[start Material]
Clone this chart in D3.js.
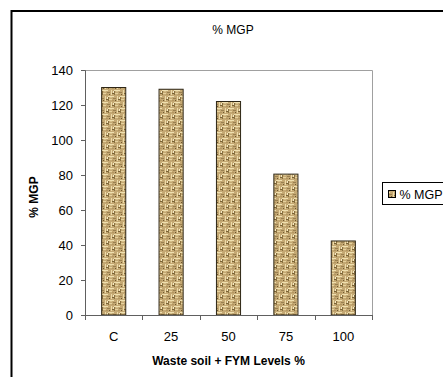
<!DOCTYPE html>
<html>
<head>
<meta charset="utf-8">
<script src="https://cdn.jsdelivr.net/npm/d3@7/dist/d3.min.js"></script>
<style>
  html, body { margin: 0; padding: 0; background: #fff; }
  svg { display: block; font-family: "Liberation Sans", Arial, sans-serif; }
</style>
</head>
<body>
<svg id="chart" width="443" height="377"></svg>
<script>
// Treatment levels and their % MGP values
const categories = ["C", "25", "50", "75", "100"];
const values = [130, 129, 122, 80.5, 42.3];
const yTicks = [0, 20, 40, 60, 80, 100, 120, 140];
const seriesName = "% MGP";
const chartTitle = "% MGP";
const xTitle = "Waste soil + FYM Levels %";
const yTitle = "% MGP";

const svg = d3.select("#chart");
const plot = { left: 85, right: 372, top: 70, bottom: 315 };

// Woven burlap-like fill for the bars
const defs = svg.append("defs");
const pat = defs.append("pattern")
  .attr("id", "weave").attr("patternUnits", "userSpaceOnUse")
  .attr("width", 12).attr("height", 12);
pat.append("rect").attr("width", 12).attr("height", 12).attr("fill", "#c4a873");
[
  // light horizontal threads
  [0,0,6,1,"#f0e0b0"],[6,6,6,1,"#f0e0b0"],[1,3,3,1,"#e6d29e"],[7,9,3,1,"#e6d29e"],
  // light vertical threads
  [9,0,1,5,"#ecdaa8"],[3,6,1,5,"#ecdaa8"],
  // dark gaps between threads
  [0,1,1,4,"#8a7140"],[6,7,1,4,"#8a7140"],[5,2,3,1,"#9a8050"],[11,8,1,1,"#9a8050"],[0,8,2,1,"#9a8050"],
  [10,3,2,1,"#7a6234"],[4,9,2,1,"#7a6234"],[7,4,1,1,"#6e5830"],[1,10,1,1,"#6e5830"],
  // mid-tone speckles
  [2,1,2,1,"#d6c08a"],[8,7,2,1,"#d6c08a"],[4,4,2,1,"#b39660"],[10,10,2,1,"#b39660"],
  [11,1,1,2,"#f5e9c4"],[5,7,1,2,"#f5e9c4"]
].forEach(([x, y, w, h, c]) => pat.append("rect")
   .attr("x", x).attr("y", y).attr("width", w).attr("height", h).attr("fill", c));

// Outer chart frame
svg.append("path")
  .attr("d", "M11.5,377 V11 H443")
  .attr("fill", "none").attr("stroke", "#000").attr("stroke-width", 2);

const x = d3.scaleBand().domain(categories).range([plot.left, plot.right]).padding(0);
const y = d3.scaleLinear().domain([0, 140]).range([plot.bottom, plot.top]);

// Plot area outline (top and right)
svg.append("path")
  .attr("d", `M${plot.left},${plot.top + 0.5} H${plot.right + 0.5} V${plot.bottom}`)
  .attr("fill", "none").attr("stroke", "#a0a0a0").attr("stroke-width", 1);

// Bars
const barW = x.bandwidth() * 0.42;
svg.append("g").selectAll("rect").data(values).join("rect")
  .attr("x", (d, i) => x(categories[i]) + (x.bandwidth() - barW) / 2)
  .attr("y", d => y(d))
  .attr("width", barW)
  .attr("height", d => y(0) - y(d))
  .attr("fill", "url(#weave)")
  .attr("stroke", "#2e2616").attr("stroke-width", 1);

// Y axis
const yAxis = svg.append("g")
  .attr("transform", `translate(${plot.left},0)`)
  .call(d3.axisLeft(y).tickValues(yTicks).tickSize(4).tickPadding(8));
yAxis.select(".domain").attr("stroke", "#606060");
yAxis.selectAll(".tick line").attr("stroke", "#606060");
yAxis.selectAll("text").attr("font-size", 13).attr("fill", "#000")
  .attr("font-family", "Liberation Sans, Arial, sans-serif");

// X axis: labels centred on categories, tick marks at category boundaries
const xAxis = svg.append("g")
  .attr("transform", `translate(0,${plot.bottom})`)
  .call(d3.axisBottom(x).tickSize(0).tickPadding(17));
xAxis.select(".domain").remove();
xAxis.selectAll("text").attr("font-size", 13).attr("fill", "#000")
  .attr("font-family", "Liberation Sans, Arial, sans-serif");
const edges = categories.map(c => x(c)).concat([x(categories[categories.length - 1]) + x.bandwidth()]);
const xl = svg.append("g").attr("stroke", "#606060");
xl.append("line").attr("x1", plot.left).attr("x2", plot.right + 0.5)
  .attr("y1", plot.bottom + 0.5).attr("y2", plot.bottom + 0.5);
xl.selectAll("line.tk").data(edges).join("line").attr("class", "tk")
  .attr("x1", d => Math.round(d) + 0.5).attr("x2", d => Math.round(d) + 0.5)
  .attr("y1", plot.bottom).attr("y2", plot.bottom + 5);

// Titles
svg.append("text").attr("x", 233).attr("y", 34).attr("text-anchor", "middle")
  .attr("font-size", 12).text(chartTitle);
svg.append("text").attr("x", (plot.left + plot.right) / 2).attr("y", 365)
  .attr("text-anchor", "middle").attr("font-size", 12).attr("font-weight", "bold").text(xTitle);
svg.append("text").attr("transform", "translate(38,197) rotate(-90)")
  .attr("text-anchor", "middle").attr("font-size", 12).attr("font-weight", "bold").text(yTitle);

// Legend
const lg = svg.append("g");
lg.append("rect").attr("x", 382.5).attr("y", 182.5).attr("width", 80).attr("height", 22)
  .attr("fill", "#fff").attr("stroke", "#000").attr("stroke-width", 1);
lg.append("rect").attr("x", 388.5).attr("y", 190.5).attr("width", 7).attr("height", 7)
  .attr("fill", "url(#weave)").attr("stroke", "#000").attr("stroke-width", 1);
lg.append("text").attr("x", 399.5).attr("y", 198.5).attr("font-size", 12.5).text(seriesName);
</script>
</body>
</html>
[end Material]
Exercise goal: Quote the preceding listing precisely and completely, omitting its images.

Response to this exercise:
Clone this chart in D3.js.
<!DOCTYPE html>
<html>
<head>
<meta charset="utf-8">
<script src="https://cdn.jsdelivr.net/npm/d3@7/dist/d3.min.js"></script>
<style>
  html, body { margin: 0; padding: 0; background: #fff; }
  svg { display: block; font-family: "Liberation Sans", Arial, sans-serif; }
</style>
</head>
<body>
<svg id="chart" width="443" height="377"></svg>
<script>
// Treatment levels and their % MGP values
const categories = ["C", "25", "50", "75", "100"];
const values = [130, 129, 122, 80.5, 42.3];
const yTicks = [0, 20, 40, 60, 80, 100, 120, 140];
const seriesName = "% MGP";
const chartTitle = "% MGP";
const xTitle = "Waste soil + FYM Levels %";
const yTitle = "% MGP";

const svg = d3.select("#chart");
const plot = { left: 85, right: 372, top: 70, bottom: 315 };

// Woven burlap-like fill for the bars
const defs = svg.append("defs");
const pat = defs.append("pattern")
  .attr("id", "weave").attr("patternUnits", "userSpaceOnUse")
  .attr("width", 12).attr("height", 12);
pat.append("rect").attr("width", 12).attr("height", 12).attr("fill", "#c4a873");
[
  // light horizontal threads
  [0,0,6,1,"#f0e0b0"],[6,6,6,1,"#f0e0b0"],[1,3,3,1,"#e6d29e"],[7,9,3,1,"#e6d29e"],
  // light vertical threads
  [9,0,1,5,"#ecdaa8"],[3,6,1,5,"#ecdaa8"],
  // dark gaps between threads
  [0,1,1,4,"#8a7140"],[6,7,1,4,"#8a7140"],[5,2,3,1,"#9a8050"],[11,8,1,1,"#9a8050"],[0,8,2,1,"#9a8050"],
  [10,3,2,1,"#7a6234"],[4,9,2,1,"#7a6234"],[7,4,1,1,"#6e5830"],[1,10,1,1,"#6e5830"],
  // mid-tone speckles
  [2,1,2,1,"#d6c08a"],[8,7,2,1,"#d6c08a"],[4,4,2,1,"#b39660"],[10,10,2,1,"#b39660"],
  [11,1,1,2,"#f5e9c4"],[5,7,1,2,"#f5e9c4"]
].forEach(([x, y, w, h, c]) => pat.append("rect")
   .attr("x", x).attr("y", y).attr("width", w).attr("height", h).attr("fill", c));

// Outer chart frame
svg.append("path")
  .attr("d", "M11.5,377 V11 H443")
  .attr("fill", "none").attr("stroke", "#000").attr("stroke-width", 2);

const x = d3.scaleBand().domain(categories).range([plot.left, plot.right]).padding(0);
const y = d3.scaleLinear().domain([0, 140]).range([plot.bottom, plot.top]);

// Plot area outline (top and right)
svg.append("path")
  .attr("d", `M${plot.left},${plot.top + 0.5} H${plot.right + 0.5} V${plot.bottom}`)
  .attr("fill", "none").attr("stroke", "#a0a0a0").attr("stroke-width", 1);

// Bars
const barW = x.bandwidth() * 0.42;
svg.append("g").selectAll("rect").data(values).join("rect")
  .attr("x", (d, i) => x(categories[i]) + (x.bandwidth() - barW) / 2)
  .attr("y", d => y(d))
  .attr("width", barW)
  .attr("height", d => y(0) - y(d))
  .attr("fill", "url(#weave)")
  .attr("stroke", "#2e2616").attr("stroke-width", 1);

// Y axis
const yAxis = svg.append("g")
  .attr("transform", `translate(${plot.left},0)`)
  .call(d3.axisLeft(y).tickValues(yTicks).tickSize(4).tickPadding(8));
yAxis.select(".domain").attr("stroke", "#606060");
yAxis.selectAll(".tick line").attr("stroke", "#606060");
yAxis.selectAll("text").attr("font-size", 13).attr("fill", "#000")
  .attr("font-family", "Liberation Sans, Arial, sans-serif");

// X axis: labels centred on categories, tick marks at category boundaries
const xAxis = svg.append("g")
  .attr("transform", `translate(0,${plot.bottom})`)
  .call(d3.axisBottom(x).tickSize(0).tickPadding(17));
xAxis.select(".domain").remove();
xAxis.selectAll("text").attr("font-size", 13).attr("fill", "#000")
  .attr("font-family", "Liberation Sans, Arial, sans-serif");
const edges = categories.map(c => x(c)).concat([x(categories[categories.length - 1]) + x.bandwidth()]);
const xl = svg.append("g").attr("stroke", "#606060");
xl.append("line").attr("x1", plot.left).attr("x2", plot.right + 0.5)
  .attr("y1", plot.bottom + 0.5).attr("y2", plot.bottom + 0.5);
xl.selectAll("line.tk").data(edges).join("line").attr("class", "tk")
  .attr("x1", d => Math.round(d) + 0.5).attr("x2", d => Math.round(d) + 0.5)
  .attr("y1", plot.bottom).attr("y2", plot.bottom + 5);

// Titles
svg.append("text").attr("x", 233).attr("y", 34).attr("text-anchor", "middle")
  .attr("font-size", 12).text(chartTitle);
svg.append("text").attr("x", (plot.left + plot.right) / 2).attr("y", 365)
  .attr("text-anchor", "middle").attr("font-size", 12).attr("font-weight", "bold").text(xTitle);
svg.append("text").attr("transform", "translate(38,197) rotate(-90)")
  .attr("text-anchor", "middle").attr("font-size", 12).attr("font-weight", "bold").text(yTitle);

// Legend
const lg = svg.append("g");
lg.append("rect").attr("x", 382.5).attr("y", 182.5).attr("width", 80).attr("height", 22)
  .attr("fill", "#fff").attr("stroke", "#000").attr("stroke-width", 1);
lg.append("rect").attr("x", 388.5).attr("y", 190.5).attr("width", 7).attr("height", 7)
  .attr("fill", "url(#weave)").attr("stroke", "#000").attr("stroke-width", 1);
lg.append("text").attr("x", 399.5).attr("y", 198.5).attr("font-size", 12.5).text(seriesName);
</script>
</body>
</html>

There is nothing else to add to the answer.